DataMade's source for municipal scrapers feeding ocd.datamade.us.
See the upstream README for instructions on local installation and development of the scrapers.
Changes should only be made to this fork if they are related to deployment, configuration or task scheduling. All changes to scraper functionality should be made upstream in opencivicdata/scrapers-us-municipal
.
As such, we want changes in this repo to all be rebased off opencivicdata/scrapers-us-municipal
.
First, set up your upstream branch.
git remote add upstream https://github.com/opencivicdata/scrapers-us-municipal.git
Then pull from origin of this fork.
git pull origin master
Commit your local changes, if any. Next, rebase your changes onto upstream master.
git pull upstream master
git push origin master
The Chicago scrapers are scheduled using the crontab in the scripts/
directory
of this repository.
The LA Metro scrapers are scheduled via Airflow. The production Airflow instance
is located at la-metro-dashboard.datamade.us.
DataMade staff can find login credentials under the Metro support email in
LastPass. The underlying code is in the datamade/la-metro-dashboard
repository.
This repo uses GitHub Actions for continuous integration and deployment. To
trigger a production deployment, sync the master
branch with the deploy
branch:
git push origin master:deploy
Pushing to the master
and deploy
branches will deploy the code to the OCD
server (for scrapes scheduled by cron) and create a GitHub Container Registry
build tagged with the relevant branch name (for scrapes scheduled by Airflow,
which are run in containers).
For LA Metro, we have alerting set up to notify us if pupa is not able to resolve a board report associated with an agenda item. This is an important diagnostic tool to help us track down why some board reports are not getting scraped.

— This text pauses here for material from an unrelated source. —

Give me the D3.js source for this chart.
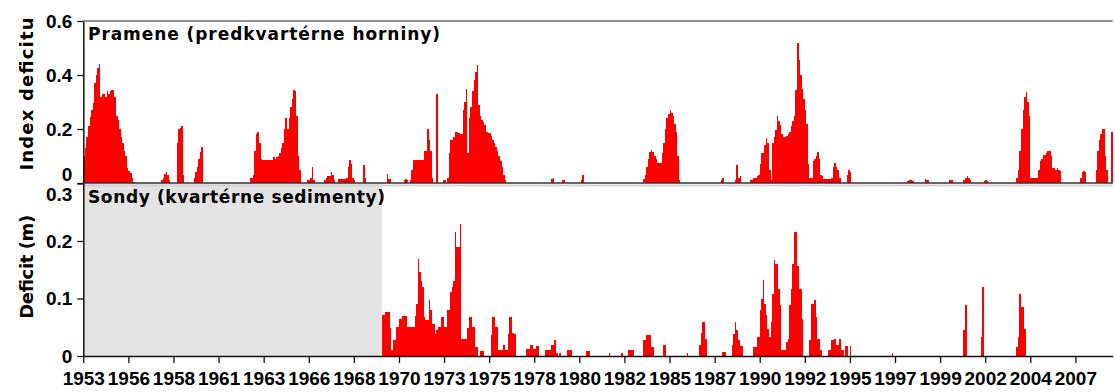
<!DOCTYPE html>
<html>
<head>
<meta charset="utf-8">
<script src="https://cdn.jsdelivr.net/npm/d3@7"></script>
<style>
  html, body { margin: 0; padding: 0; background: #fff; }
  svg { display: block; }
  .title { font-family: "DejaVu Sans", Verdana, sans-serif; font-weight: bold; fill: #000; }
  .tick text { font-family: "Liberation Sans Narrow", "Liberation Sans", Arial, sans-serif; font-weight: bold; fill: #000; }
</style>
</head>
<body>
<svg id="chart" width="1115" height="392"></svg>
<script>
// Monthly series, starting January 1953
const startYear = 1953;
const monthCount = 662;
const sondyStartYear = 1969;

const tickLabels = ["1953","1956","1958","1961","1963","1966","1968","1970","1973","1975","1978",
  "1980","1982","1985","1987","1990","1992","1995","1997","1999","2002","2004","2007"];
const tickStepMonths = 29;

const topTickValues = [0, 0.2, 0.4, 0.6];
const topTickLabels = ["0", "0.2", "0.4", "0.6"];
const bottomTickValues = [0, 0.1, 0.2, 0.3];
const bottomTickLabels = ["0", "0.1", "0.2", "0.3"];

// Pramene (predkvartérne horniny) – index deficitu, one row per year
const pramene1953_1962 = [
  0.10,0.13,0.17,0.21,0.245,0.27,0.295,0.37,0.40,0.425,0.44,0.32,
  0.33,0.33,0.32,0.34,0.33,0.34,0.345,0.345,0.32,0.25,0.235,0.20,
  0.17,0.15,0.12,0.10,0.055,0.045,0.036,0.02,0.005,0,0,0,
  0,0,0,0,0,0,0,0,0,0,0,0,
  0,0,0.01,0.02,0.035,0.042,0.03,0.01,0,0,0,0,
  0.15,0.20,0.205,0.21,0.03,0,0,0,0,0,0,0.02,
  0.04,0.06,0.09,0.115,0.135,0,0,0,0,0,0,0,
  0,0,0,0,0,0,0,0,0,0,0,0,
  0,0,0,0,0,0,0,0,0,0,0,0.02,
  0.02,0.03,0.12,0.18,0.19,0.15,0.09,0.085,0.085,0.085,0.085,0.085
];
const pramene1963_1972 = [
  0.085,0.085,0.095,0.09,0.095,0.10,0.11,0.13,0.15,0.20,0.24,0.20,
  0.24,0.28,0.31,0.344,0.34,0.25,0.10,0.05,0,0,0,0,
  0.01,0.01,0.02,0.06,0.01,0,0,0,0,0,0,0.01,
  0.02,0.025,0.025,0.04,0.03,0.01,0,0,0.015,0.015,0.015,0.015,
  0.015,0.02,0.06,0.085,0.07,0.02,0.01,0,0,0,0,0,
  0.065,0.02,0,0,0,0,0,0,0,0,0,0,
  0,0,0,0.035,0.015,0.015,0,0,0,0,0,0,
  0,0,0.01,0.015,0.01,0,0.01,0.05,0.085,0.085,0.085,0.085,
  0.085,0.085,0.085,0.12,0.12,0.2,0.16,0.12,0.02,0,0,0.33,
  0,0,0,0.01,0.01,0,0.02,0.11,0.16,0.16,0.17,0.19
];
const pramene1973_1982 = [
  0.19,0.185,0.18,0.18,0.27,0.30,0.347,0.11,0.24,0.28,0.34,0.38,
  0.41,0.437,0.29,0.25,0.235,0.225,0.215,0.19,0.185,0.185,0.175,0.16,
  0.15,0.135,0.12,0.10,0.08,0.06,0.03,0.01,0,0,0,0,
  0,0,0,0,0,0,0,0,0,0,0,0,
  0,0,0,0,0,0,0,0,0,0,0,0,
  0,0.015,0.02,0,0,0,0,0,0.012,0.012,0,0,
  0,0,0,0,0,0,0,0,0.01,0.03,0,0,
  0,0,0,0,0,0,0,0,0,0,0,0,
  0,0,0,0,0,0,0,0,0,0,0,0,
  0,0,0,0,0,0,0,0,0,0,0,0
];
const pramene1983_1992 = [
  0.015,0.03,0.06,0.09,0.115,0.122,0.115,0.10,0.09,0.075,0.075,0.075,
  0.11,0.15,0.2,0.24,0.255,0.27,0.26,0.25,0.22,0.19,0.10,0.01,
  0,0,0,0,0,0,0,0,0,0,0,0,
  0,0,0,0,0,0,0,0,0,0,0,0,
  0,0,0.01,0.02,0,0,0,0,0,0,0,0.01,
  0.065,0.02,0.025,0,0,0,0,0,0,0.01,0.01,0.02,
  0.02,0.025,0.03,0.07,0.11,0.11,0.14,0.165,0.15,0.05,0.01,0.15,
  0.17,0.196,0.248,0.23,0.215,0.18,0.17,0.17,0.175,0.18,0.19,0.21,
  0.23,0.25,0.344,0.517,0.456,0.40,0.35,0.31,0.27,0.22,0.07,0.02,
  0.02,0.08,0.09,0.10,0.116,0.09,0.03,0.025,0.015,0.015,0.015,0.015
];
const pramene1993_2002 = [
  0.015,0.02,0.06,0.073,0.06,0.05,0.02,0,0,0,0,0.03,
  0.05,0.04,0,0,0,0,0,0,0,0,0,0,
  0,0,0,0,0,0,0,0,0,0,0,0,
  0,0,0,0,0,0,0,0,0,0,0,0,
  0,0,0.008,0.01,0.01,0.008,0,0,0,0,0,0,
  0,0.015,0.012,0.01,0,0,0,0,0,0,0,0,
  0,0,0,0,0,0.01,0.012,0,0,0,0,0,
  0,0,0.01,0.02,0.025,0.02,0.01,0,0,0,0,0,
  0,0,0,0.008,0.01,0.008,0,0,0,0,0,0,
  0,0,0,0,0,0,0,0,0,0,0,0
];
const pramene2003_2008 = [
  0.02,0.05,0.12,0.2,0.27,0.32,0.338,0.30,0.25,0.02,0.02,0.02,
  0.02,0.02,0.05,0.08,0.09,0.105,0.105,0.11,0.12,0.12,0.10,0.055,
  0.055,0.05,0.055,0.05,0.045,0,0,0,0,0,0,0,
  0,0,0,0,0,0.02,0.04,0.045,0.04,0,0,0,
  0,0,0,0.05,0.12,0.16,0.18,0.2,0.2,0.1,0.05,0,
  0,0.19
];

// Sondy (kvartérne sedimenty) – deficit in metres, measured from 1969
const sondy1969_1978 = [
  0.071,0.071,0.077,0.077,0.077,0.048,0.01,0.027,0.027,0.05,0.05,0.065,
  0.065,0.069,0.069,0.069,0.05,0.05,0.05,0.05,0.05,0.07,0.09,0.168,
  0.146,0.13,0.12,0.068,0.062,0.062,0.097,0.08,0.056,0.056,0.039,0.045,
  0.05,0.05,0.068,0.068,0.05,0.05,0.08,0.08,0.111,0.12,0.13,0.216,
  0.19,0.19,0.23,0.03,0.03,0.03,0.03,0.048,0.067,0.067,0.05,0.05,
  0.016,0.016,0,0.009,0.009,0.009,0,0,0,0,0.036,0.067,
  0.067,0.05,0.05,0.01,0.01,0.01,0.019,0.01,0.01,0.039,0.067,0.067,
  0.04,0.039,0,0,0,0,0,0,0,0.013,0.013,0.019,
  0.019,0.013,0.013,0.017,0.017,0,0,0,0,0.01,0.01,0.01,
  0.01,0.02,0.02,0.027,0.005,0,0.005,0,0,0,0,0.01
];
const sondy1979_1988 = [
  0.01,0.01,0,0,0,0,0,0,0,0,0,0.009,
  0.009,0.009,0,0,0,0,0,0,0,0,0,0,
  0,0,0.005,0,0,0,0,0,0,0,0.005,0,
  0,0,0.01,0.01,0.01,0.01,0,0,0,0,0,0,
  0.027,0.027,0.036,0.036,0.036,0.016,0.016,0,0,0,0,0,
  0,0.019,0.019,0,0,0,0,0,0,0,0,0,
  0,0,0,0,0.005,0,0,0,0,0,0,0,
  0.02,0.04,0.06,0.06,0.03,0,0,0,0,0,0,0,
  0,0,0,0.007,0.007,0,0,0,0,0.02,0.039,0.06,
  0.045,0.027,0.018,0.018,0,0,0,0,0,0,0,0.016
];
const sondy1989_1998 = [
  0.016,0.033,0.033,0.08,0.1,0.132,0.09,0.071,0.047,0.033,0.06,0.108,
  0.167,0.16,0.16,0.117,0.088,0.01,0.01,0.01,0.024,0.03,0.088,0.117,
  0.16,0.216,0.216,0.157,0.117,0.117,0.065,0,0,0,0,0.027,
  0.091,0.091,0.097,0.068,0.03,0.03,0.01,0,0,0,0,0.01,
  0.01,0.027,0.027,0.03,0.02,0.02,0.03,0.01,0.01,0,0.018,0.018,
  0,0.018,0,0,0,0,0,0,0,0,0,0,
  0,0,0,0,0,0,0,0,0,0,0,0,
  0,0,0,0,0.006,0,0,0,0,0,0,0,
  0,0,0,0,0,0,0,0,0,0,0,0,
  0,0,0,0,0,0,0,0,0,0,0,0
];
const sondy1999_2008 = [
  0,0,0,0,0,0,0,0,0,0,0,0,
  0,0,0.045,0.089,0,0,0,0,0,0,0,0,
  0,0.033,0.12,0,0,0,0,0,0,0,0,0,
  0,0,0,0,0,0,0,0,0,0,0,0,
  0.016,0.033,0.108,0.086,0.086,0.047,0,0,0,0,0,0,
  0,0,0,0,0,0,0,0,0,0,0,0,
  0,0,0,0,0,0,0,0,0,0,0,0,
  0,0,0,0,0,0,0,0,0,0,0,0,
  0,0,0,0,0,0,0,0,0,0,0,0,
  0,0
];

const pramene = [].concat(pramene1953_1962, pramene1963_1972, pramene1973_1982,
  pramene1983_1992, pramene1993_2002, pramene2003_2008);
const sondy = [].concat(sondy1969_1978, sondy1979_1988, sondy1989_1998, sondy1999_2008);
const sondyOffset = (sondyStartYear - startYear) * 12;

const svg = d3.select("#chart");

const left = 83.3, right = 1112.7;
const x = d3.scaleLinear().domain([0, monthCount]).range([left, right]);
const yTop = d3.scaleLinear().domain([0, 0.6]).range([183, 21]);
const yBot = d3.scaleLinear().domain([0, 0.3]).range([356, 183.5]);

// period without borehole records
svg.append("rect")
  .attr("x", x(0)).attr("y", yBot(0.3))
  .attr("width", x(sondyOffset) - x(0))
  .attr("height", yBot(0) - yBot(0.3))
  .attr("fill", "#e3e3e3");

function drawBars(values, offset, y, cls) {
  const rows = values.map((v, k) => ({ m: k + offset, v })).filter(d => d.v > 0);
  svg.append("g").attr("class", cls)
    .attr("shape-rendering", "crispEdges")
    .selectAll("rect").data(rows).join("rect")
      .attr("x", d => x(d.m))
      .attr("width", d => x(d.m + 1) - x(d.m))
      .attr("y", d => y(d.v))
      .attr("height", d => y(0) - y(d.v))
      .attr("fill", "#ff0000");
}
drawBars(pramene, 0, yTop, "bars-top");
drawBars(sondy, sondyOffset, yBot, "bars-bottom");

// frame lines of the upper panel
svg.append("line")
  .attr("x1", x(0)).attr("x2", x(monthCount))
  .attr("y1", yTop(0.6)).attr("y2", yTop(0.6))
  .attr("stroke", "#222").attr("stroke-width", 1.2);
svg.append("line")
  .attr("x1", x(0)).attr("x2", x(monthCount))
  .attr("y1", yTop(0) + 2.5).attr("y2", yTop(0) + 2.5)
  .attr("stroke", "#d4d4d4").attr("stroke-width", 2);
svg.append("line")
  .attr("x1", x(0)).attr("x2", x(monthCount))
  .attr("y1", yTop(0)).attr("y2", yTop(0))
  .attr("stroke", "#333").attr("stroke-width", 1.5);

function styleAxis(g) {
  g.attr("font-size", 19).attr("font-family", null);
  g.selectAll("path.domain").attr("stroke", "#111").attr("stroke-width", 1.5);
  g.selectAll(".tick line").attr("stroke", "#111").attr("stroke-width", 1.3);
}

// left axes
const axTop = svg.append("g")
  .attr("transform", `translate(${left},0)`)
  .call(d3.axisLeft(yTop).tickValues(topTickValues)
    .tickFormat((d, k) => topTickLabels[k]).tickSize(6).tickSizeOuter(0).tickPadding(5))
  .call(styleAxis);
axTop.selectAll(".tick text").filter(d => d === 0).attr("dy", "-0.15em");

const axBot = svg.append("g")
  .attr("transform", `translate(${left},0)`)
  .call(d3.axisLeft(yBot).tickValues(bottomTickValues)
    .tickFormat((d, k) => bottomTickLabels[k]).tickSize(6).tickSizeOuter(0).tickPadding(5))
  .call(styleAxis);
axBot.selectAll(".tick text").filter(d => d === 0.3).attr("dy", "0.9em");

// time axis
const tickMonths = tickLabels.map((_, k) => k * tickStepMonths);
svg.append("g")
  .attr("transform", `translate(0,${yBot(0)})`)
  .call(d3.axisBottom(x).tickValues(tickMonths)
    .tickFormat((d, k) => tickLabels[k]).tickSize(7).tickSizeOuter(0).tickPadding(9))
  .call(styleAxis);

// panel titles
svg.append("text").attr("class", "title")
  .attr("x", 88).attr("y", 40).attr("font-size", 17)
  .attr("textLength", 352).attr("lengthAdjust", "spacing")
  .text("Pramene (predkvartérne horniny)");
svg.append("text").attr("class", "title")
  .attr("x", 88).attr("y", 203).attr("font-size", 17)
  .attr("textLength", 297).attr("lengthAdjust", "spacing")
  .text("Sondy (kvartérne sedimenty)");

// axis titles
svg.append("text").attr("class", "title")
  .attr("transform", `translate(33,${(yTop(0) + yTop(0.6)) / 2 - 8}) rotate(-90)`)
  .attr("text-anchor", "middle").attr("font-size", 18)
  .attr("textLength", 153).attr("lengthAdjust", "spacing")
  .text("Index deficitu");
svg.append("text").attr("class", "title")
  .attr("transform", `translate(33,${(yBot(0) + yBot(0.3)) / 2 - 3}) rotate(-90)`)
  .attr("text-anchor", "middle").attr("font-size", 18)
  .attr("textLength", 104).attr("lengthAdjust", "spacing")
  .text("Deficit (m)");
</script>
</body>
</html>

Some board reports are not getting scraped because they have not been made public and will not be made public. When LA Metro tells us that they will not make a board report public, we should "ignore" that alert in Sentry. Also add a comment that you were directed by LA Metro that this board report will not be made public.
We take this approach instead of editing the scraper to ignore certain bills because it's possible that LA Metro may decide to change their mind about what to make public sometime in the future.